The present paper will be a progress report of sorts: a reassessment, two years into the project and a year and a half into real
production, of the project's working assumptions and the strategies that were adopted in response to this project's unusual character.
The Michigan way of producing electronic texts has become increasingly well defined in recent years, and increasingly oriented toward bulk production and bulk distribution under generic systems.
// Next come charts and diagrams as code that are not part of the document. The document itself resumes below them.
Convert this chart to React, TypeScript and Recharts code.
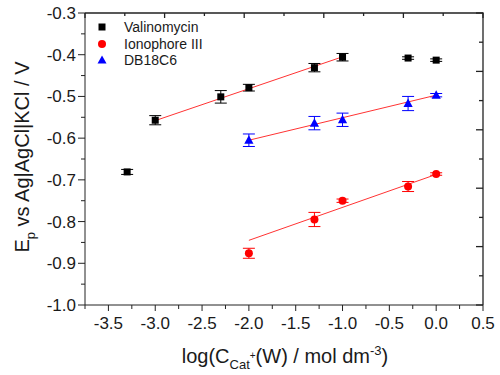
import React from 'react';
import {
  ScatterChart,
  Scatter,
  XAxis,
  YAxis,
  ErrorBar,
  Legend,
} from 'recharts';

// log concentration of the cation in water
const valX = [-3.3, -3, -2.3, -2, -1.3, -1, -0.3, 0];
const valY = [-0.681, -0.557, -0.501, -0.479, -0.431, -0.406, -0.408, -0.413];
const valErr = [0.006, 0.011, 0.015, 0.008, 0.01, 0.009, 0.003, 0.003];

const ionX = [-2, -1.3, -1, -0.3, 0];
const ionY = [-0.876, -0.795, -0.75, -0.716, -0.686];
const ionErr = [0.012, 0.017, 0.004, 0.012, 0.003];

const dbX = [-2, -1.3, -1, -0.3, 0];
const dbY = [-0.605, -0.564, -0.556, -0.517, -0.497];
const dbErr = [0.015, 0.016, 0.016, 0.017, 0.004];

// linear fits (end points)
const valFitX = [-3, -1];
const valFitY = [-0.558, -0.405];
const ionFitX = [-2, 0];
const ionFitY = [-0.845, -0.687];
const dbFitX = [-2, 0];
const dbFitY = [-0.605, -0.497];

const xDomain = [-3.75, 0.5];
const yDomain = [-1, -0.3];
const xTicks = [-3.75, -3.5, -3.25, -3, -2.75, -2.5, -2.25, -2, -1.75, -1.5, -1.25, -1, -0.75, -0.5, -0.25, 0, 0.25, 0.5];
const yTicks = [-1, -0.95, -0.9, -0.85, -0.8, -0.75, -0.7, -0.65, -0.6, -0.55, -0.5, -0.45, -0.4, -0.35, -0.3];

const zip = (xs: number[], ys: number[], errs?: number[]) =>
  xs.map((x, i) => ({ x, y: ys[i], err: errs ? errs[i] : 0 }));

const valData = zip(valX, valY, valErr);
const ionData = zip(ionX, ionY, ionErr);
const dbData = zip(dbX, dbY, dbErr);

// layout
const W = 500;
const H = 375;
const MARGIN = { top: 13, right: 17, left: 0, bottom: 0 };
const Y_AXIS_W = 85;
const X_AXIS_H = 70;
const PLOT_X = MARGIN.left + Y_AXIS_W;
const PLOT_Y = MARGIN.top;
const PLOT_W = W - MARGIN.right - MARGIN.left - Y_AXIS_W;
const PLOT_H = H - MARGIN.top - MARGIN.bottom - X_AXIS_H;
const FRAME_DIVS = 10; // unlabelled divisions on the top / right frame

const FONT = 'Arial, "Liberation Sans", Helvetica, sans-serif';
const TEXT = '#1a1a1a';
const AXIS = '#222';

const isMajor = (v: number, step: number) => Math.abs(v / step - Math.round(v / step)) < 1e-6;
const divs = Array.from({ length: FRAME_DIVS + 1 }, (_, i) => i);

const BottomTick = (props: any) => {
  const { x, y, payload } = props;
  const major = isMajor(payload.value, 0.5);
  return (
    <g>
      <line x1={x} x2={x} y1={y} y2={y + (major ? 6 : 4)} stroke={AXIS} />
      {major && (
        <text x={x} y={y + 24} textAnchor="middle" fontSize={17} fill={TEXT} fontFamily={FONT}>
          {payload.value.toFixed(1)}
        </text>
      )}
    </g>
  );
};

const LeftTick = (props: any) => {
  const { x, y, payload } = props;
  const major = isMajor(payload.value, 0.1);
  return (
    <g>
      <line x1={x} x2={x - (major ? 7 : 4)} y1={y} y2={y} stroke={AXIS} />
      {major && (
        <text x={x - 9} y={y + 6} textAnchor="end" fontSize={17} fill={TEXT} fontFamily={FONT}>
          {payload.value.toFixed(1)}
        </text>
      )}
    </g>
  );
};

// top and right frame lines with inward ticks, laid over the chart
const Frame = () => (
  <svg
    width={W}
    height={H}
    style={{ position: 'absolute', left: 0, top: 0, pointerEvents: 'none', zIndex: 10 }}
  >
    <g stroke={AXIS} strokeWidth={1.3} fill="none">
      <path d={`M${PLOT_X},${PLOT_Y} H${PLOT_X + PLOT_W} V${PLOT_Y + PLOT_H}`} />
      {divs.map((i) => {
        const tx = PLOT_X + (PLOT_W * i) / FRAME_DIVS;
        return <line key={`t${i}`} x1={tx} x2={tx} y1={PLOT_Y} y2={PLOT_Y + (i % 2 === 0 ? 5 : 3)} />;
      })}
      {divs.map((i) => {
        const ty = PLOT_Y + (PLOT_H * i) / FRAME_DIVS;
        const rx = PLOT_X + PLOT_W;
        return <line key={`r${i}`} x1={rx} x2={rx - (i % 2 === 0 ? 7 : 4)} y1={ty} y2={ty} />;
      })}
    </g>
  </svg>
);

const Square = (props: any) => {
  const { cx, cy, fill } = props;
  return <rect x={cx - 3.5} y={cy - 3.5} width={7} height={7} fill={fill} />;
};
const Dot = (props: any) => {
  const { cx, cy, fill } = props;
  return <circle cx={cx} cy={cy} r={4} fill={fill} />;
};
const Tri = (props: any) => {
  const { cx, cy, fill } = props;
  return <polygon points={`${cx},${cy - 5} ${cx + 4.6},${cy + 3.5} ${cx - 4.6},${cy + 3.5}`} fill={fill} />;
};
const NoShape = () => <g />;

const YTitle = () => (
  <text
    transform="translate(29,157) rotate(-90)"
    textAnchor="middle"
    fontSize={20}
    fill={TEXT}
    fontFamily={FONT}
  >
    E<tspan fontSize={13} dy={6}>p</tspan>
    <tspan dy={-6}> vs Ag|AgCl|KCl / V</tspan>
  </text>
);

const XTitle = () => (
  <text x={285} y={363} textAnchor="middle" fontSize={20} fill={TEXT} fontFamily={FONT}>
    log(C
    <tspan fontSize={13} dy={6}>Cat</tspan>
    <tspan fontSize={10} dy={-10}>+</tspan>
    <tspan dy={4}>(W) / mol dm</tspan>
    <tspan fontSize={13} dy={-8}>-3</tspan>
    <tspan dy={8}>)</tspan>
  </text>
);

const legendItems = [
  { name: 'Valinomycin', icon: 'square', color: '#000000' },
  { name: 'Ionophore III', icon: 'circle', color: '#ff0000' },
  { name: 'DB18C6', icon: 'triangle', color: '#0000ff' },
];

const LegendBox = () => (
  <div style={{ fontFamily: FONT, fontSize: 14, color: TEXT }}>
    {legendItems.map((it) => (
      <div key={it.name} style={{ display: 'flex', alignItems: 'center', height: 16.5 }}>
        <svg width={10} height={10} style={{ marginRight: 17 }}>
          {it.icon === 'square' && <rect x={1.5} y={1.5} width={7} height={7} fill={it.color} />}
          {it.icon === 'circle' && <circle cx={5} cy={5} r={4} fill={it.color} />}
          {it.icon === 'triangle' && <polygon points="5,0.5 9.5,8.5 0.5,8.5" fill={it.color} />}
        </svg>
        <span>{it.name}</span>
      </div>
    ))}
  </div>
);

export default function App() {
  return (
    <div style={{ position: 'absolute', left: 0, top: 0, width: W, height: H, background: '#fff' }}>
      <ScatterChart width={W} height={H} margin={MARGIN}>
        <XAxis
          type="number"
          dataKey="x"
          domain={xDomain}
          ticks={xTicks}
          interval={0}
          height={X_AXIS_H}
          tickSize={0}
          tickMargin={0}
          tickLine={false}
          tick={<BottomTick />}
          axisLine={{ stroke: AXIS }}
          label={{ content: <XTitle /> }}
        />
        <YAxis
          type="number"
          dataKey="y"
          domain={yDomain}
          ticks={yTicks}
          interval={0}
          width={Y_AXIS_W}
          tickSize={0}
          tickMargin={0}
          tickLine={false}
          tick={<LeftTick />}
          axisLine={{ stroke: AXIS }}
          label={{ content: <YTitle /> }}
        />
        <Legend
          layout="vertical"
          align="center"
          verticalAlign="middle"
          content={<LegendBox />}
          wrapperStyle={{ left: 97, top: 19, width: 'auto', height: 'auto' }}
        />
        <Scatter
          name="valFit"
          data={zip(valFitX, valFitY)}
          line={{ stroke: '#ff3333', strokeWidth: 1 }}
          shape={<NoShape />}
          legendType="none"
          isAnimationActive={false}
        />
        <Scatter
          name="ionFit"
          data={zip(ionFitX, ionFitY)}
          line={{ stroke: '#ff3333', strokeWidth: 1 }}
          shape={<NoShape />}
          legendType="none"
          isAnimationActive={false}
        />
        <Scatter
          name="dbFit"
          data={zip(dbFitX, dbFitY)}
          line={{ stroke: '#ff3333', strokeWidth: 1 }}
          shape={<NoShape />}
          legendType="none"
          isAnimationActive={false}
        />
        <Scatter name="Valinomycin" data={valData} fill="#000000" shape={<Square />} isAnimationActive={false}>
          <ErrorBar dataKey="err" direction="y" width={6} stroke="#000000" strokeWidth={1} />
        </Scatter>
        <Scatter name="Ionophore III" data={ionData} fill="#ff0000" shape={<Dot />} isAnimationActive={false}>
          <ErrorBar dataKey="err" direction="y" width={6} stroke="#ff0000" strokeWidth={1} />
        </Scatter>
        <Scatter name="DB18C6" data={dbData} fill="#0000ff" shape={<Tri />} isAnimationActive={false}>
          <ErrorBar dataKey="err" direction="y" width={6} stroke="#0000ff" strokeWidth={1} />
        </Scatter>
      </ScatterChart>
      <Frame />
    </div>
  );
}
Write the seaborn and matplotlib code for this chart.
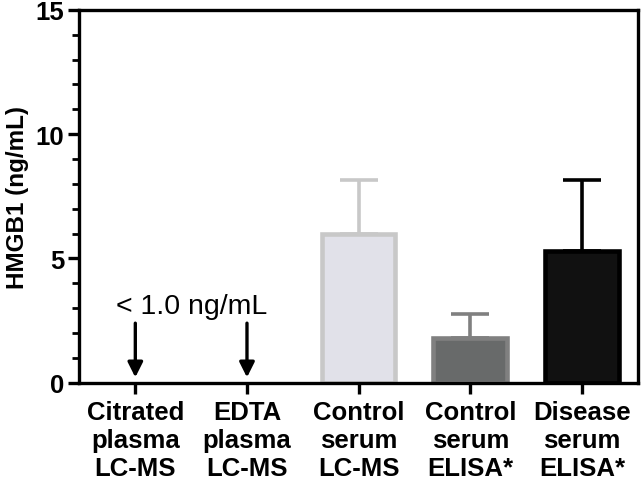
import matplotlib
matplotlib.use("Agg")
import matplotlib.pyplot as plt
import numpy as np
import pandas as pd
import seaborn as sns

CATEGORIES = ["Citrated\nplasma\nLC-MS", "EDTA\nplasma\nLC-MS", "Control\nserum\nLC-MS",
              "Control\nserum\nELISA*", "Disease\nserum\nELISA*"]
MEANS = [np.nan, np.nan, 6.0, 1.8, 5.3]
UPPER_ERR = [0.0, 0.0, 2.15, 0.95, 2.85]
FILL_COLORS = ["#ffffff", "#ffffff", "#e0e0ea", "#676b6b", "#111111"]
EDGE_COLORS = ["#ffffff", "#ffffff", "#c8c8c8", "#808080", "#000000"]
NOTE = "< 1.0 ng/mL"

sns.set_style("ticks")
plt.rcParams["font.family"] = ["Liberation Sans", "DejaVu Sans"]
plt.rcParams["text.color"] = "black"
plt.rcParams["axes.labelcolor"] = "black"
plt.rcParams["xtick.color"] = "black"
plt.rcParams["ytick.color"] = "black"

df = pd.DataFrame({"group": CATEGORIES, "hmgb1": MEANS})

fig = plt.figure(figsize=(6.41, 4.89), dpi=100)
ax = fig.add_axes([0.124, 0.215, 0.871, 0.763])

# error bars first so the bars sit on top of the lower half
for i, (m, e, c) in enumerate(zip(MEANS, UPPER_ERR, EDGE_COLORS)):
    if np.isnan(m):
        continue
    ax.errorbar(i, m, yerr=[[0], [e]], color=c, lw=2.6, capsize=14, capthick=2.6, zorder=1)

sns.barplot(data=df, x="group", y="hmgb1", hue="group", palette=FILL_COLORS,
            legend=False, errorbar=None, width=0.66, ax=ax, zorder=2)
for patch, ec in zip(ax.patches, [c for m, c in zip(MEANS, EDGE_COLORS) if not np.isnan(m)]):
    patch.set_edgecolor(ec)
    patch.set_linewidth(3.3)

# "below detection" arrows
for i in [0, 1]:
    ax.annotate("", xy=(i, 0.22), xytext=(i, 2.4),
                arrowprops=dict(arrowstyle="-|>,head_length=0.9,head_width=0.45",
                                color="black", lw=2.4, shrinkA=0, shrinkB=0))
ax.text(0.5, 3.1, NOTE, ha="center", va="center", fontsize=20.5)

ax.set_xlim(-0.5, 4.5)
ax.set_ylim(0, 15)
ax.set_yticks([0, 5, 10, 15])
ax.set_yticks(np.arange(0, 16, 1), minor=True)
ax.set_xlabel("")
ax.set_ylabel("HMGB1 (ng/mL)", fontsize=17.5, fontweight="bold", labelpad=5)

for side in ["left", "right", "top", "bottom"]:
    ax.spines[side].set_visible(True)
    ax.spines[side].set_linewidth(2.4)
    ax.spines[side].set_color("black")

ax.tick_params(axis="both", which="major", length=8, width=2.4, direction="out")
ax.tick_params(axis="y", which="minor", length=5, width=2.0, direction="out")
ax.tick_params(axis="y", labelsize=18.5, pad=3)
ax.tick_params(axis="x", labelsize=18.5, pad=4)
for lab in ax.get_yticklabels() + ax.get_xticklabels():
    lab.set_fontweight("bold")
for lab in ax.get_xticklabels():
    lab.set_linespacing(1.22)

fig.savefig("out.png", dpi=100)
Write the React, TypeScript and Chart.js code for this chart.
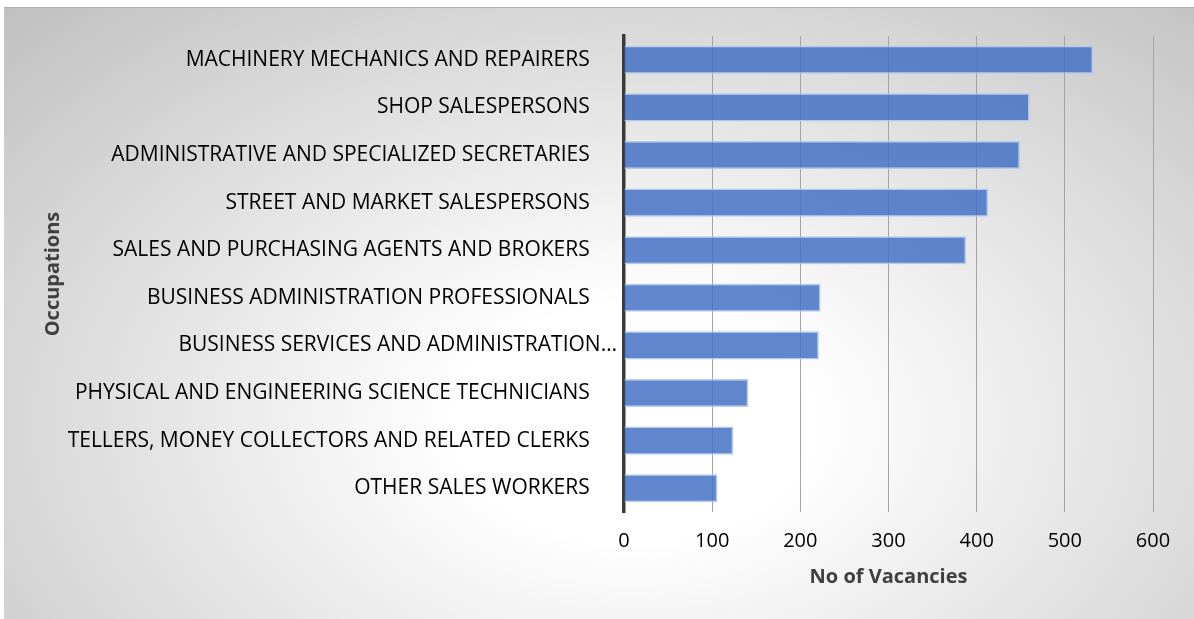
import React, { useEffect, useRef } from "react";
import { Chart, registerables } from "chart.js";

Chart.register(...registerables);

const categories = [
  "MACHINERY MECHANICS AND REPAIRERS",
  "SHOP SALESPERSONS",
  "ADMINISTRATIVE AND SPECIALIZED SECRETARIES",
  "STREET AND MARKET SALESPERSONS",
  "SALES AND PURCHASING AGENTS AND BROKERS",
  "BUSINESS ADMINISTRATION PROFESSIONALS",
  "BUSINESS SERVICES AND ADMINISTRATION…",
  "PHYSICAL AND ENGINEERING SCIENCE TECHNICIANS",
  "TELLERS, MONEY COLLECTORS AND RELATED CLERKS",
  "OTHER SALES WORKERS",
];

const vacancies = [532, 460, 449, 413, 388, 223, 221, 141, 124, 106];

const xMin = 0;
const xMax = 600;
const xStep = 100;

const xTitle = "No of Vacancies";
const yTitle = "Occupations";

const FONT = '"Open Sans", "Noto Sans", sans-serif';

export default function App() {
  const canvasRef = useRef<HTMLCanvasElement | null>(null);

  useEffect(() => {
    const canvas = canvasRef.current;
    if (!canvas) return;
    const chart = new Chart(canvas, {
      type: "bar",
      data: {
        labels: categories,
        datasets: [
          {
            data: vacancies,
            backgroundColor: "rgba(68,114,196,0.85)",
            borderColor: "rgba(175,198,236,0.95)",
            borderWidth: 1.5,
            barPercentage: 0.59,
            categoryPercentage: 1,
          },
        ],
      },
      options: {
        indexAxis: "y",
        responsive: false,
        animation: false,
        layout: { padding: { top: 28, right: 41, bottom: 27, left: 0 } },
        plugins: {
          legend: { display: false },
          tooltip: { enabled: false },
        },
        scales: {
          x: {
            min: xMin,
            max: xMax,
            ticks: {
              stepSize: xStep,
              font: { family: FONT, size: 20 },
              color: "#000000",
              padding: 17,
            },
            grid: {
              color: (ctx: any) =>
                ctx.tick && ctx.tick.value === 0 ? "rgba(0,0,0,0)" : "#a3a3a3",
              lineWidth: 1,
              drawTicks: false,
            },
            border: { display: false },
            title: {
              display: true,
              text: xTitle,
              font: { family: FONT, size: 20, weight: "bold" },
              color: "#404040",
              padding: { top: 0, bottom: 3 },
            },
            afterFit: (s: any) => {
              s.height = 80;
            },
          },
          y: {
            ticks: {
              font: { family: FONT, size: 21 },
              color: "#000000",
              padding: 7,
              autoSkip: false,
              callback: (_v: any, i: number) => {
                const l = categories[i];
                return l.endsWith("…") ? l : l + "     ";
              },
            },
            grid: { display: false, drawTicks: false },
            border: { display: true, color: "#3a3a3a", width: 3.5 },
            title: {
              display: true,
              text: yTitle,
              font: { family: FONT, size: 20, weight: "bold" },
              color: "#404040",
              padding: { top: 37, bottom: 0 },
            },
            afterFit: (s: any) => {
              s.width = 620;
            },
          },
        },
      },
    } as any);
    return () => chart.destroy();
  }, []);

  return (
    <div
      style={{
        position: "absolute",
        left: 0,
        top: 0,
        width: 1194,
        height: 619,
        background: "#ffffff",
        overflow: "hidden",
      }}
    >
      <div
        style={{
          position: "absolute",
          left: 4,
          top: 7,
          width: 1190,
          height: 612,
          boxSizing: "border-box",
          borderTop: "1px solid #b3b3b3",
          background:
            "radial-gradient(ellipse farthest-corner at 53% 68%, #ffffff 0%, #ffffff 20%, #c0c0c0 100%)",
        }}
      >
        <canvas
          ref={canvasRef}
          width={1190}
          height={611}
          style={{ display: "block", width: 1190, height: 611 }}
        />
      </div>
    </div>
  );
}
It seems to us the approach best suited to a production unit based in a library, since it is oriented toward producing standardized digital libraries, not individual works, however superlative and seductive they may be.
It is this approach that we have applied to EEBO, and may be summed up as involving: (1) the application of simple and strict data capture standards; (2) a determination to distinguish only those features that are essential to retrieval, navigation, or intelligible display (and that can be described by means of typographic and other predictable visual cues); and (3) division of labor: automate what can be; outsource what cannot be; and reserve
interpretation and quality assurance for specialist in house staff. In the case of EEBO I would add: (4) planning for mistakes, the "principle of graceful degradation"-- that is, trying to ensure that even when features fail to be recognized, they are nevertheless captured in a way that allows for useful retrieval.
EEBO has put all this to the test: it is a large project now (ca. 1200 books processed by conference time) and potentially a huge one; its material is as varied in format, language, type, and convention as the inventiveness of 16th- and 17th-century authors and printers could supply; and its underlying physical form (1-bit digital scans of microfilm copies of often poorly printed and preserved early books) makes legibility a constant problem. Finally, the electronic texts produced by the project have been produced, at least in part, for scholars; i.e., for an audience not necessarily forgiving of imprecision, inaccuracy, or inconsistency.
Some of the results have been predictable: for example, the scope, scale, and quality standards of the project are under constant pressure and remain subject to revision.
Other results, however, rather fly in the face of conventional wisdom about data capture, as well as rendering some of our working assumptions dubious, particularly and most interestingly as regards the role of interpretation. Interpretation, it appears, whether at the character and word level or at the structural level, is not something that should or even can be eschewed, assigned, or rigidly controlled. Instead, it is something that has to be allowed for at every point where a human mind encounters the text, whether it be that of a keyer in India typing in ecclesiastical Latin or a specialist reviewer in Oxford correcting the tagging.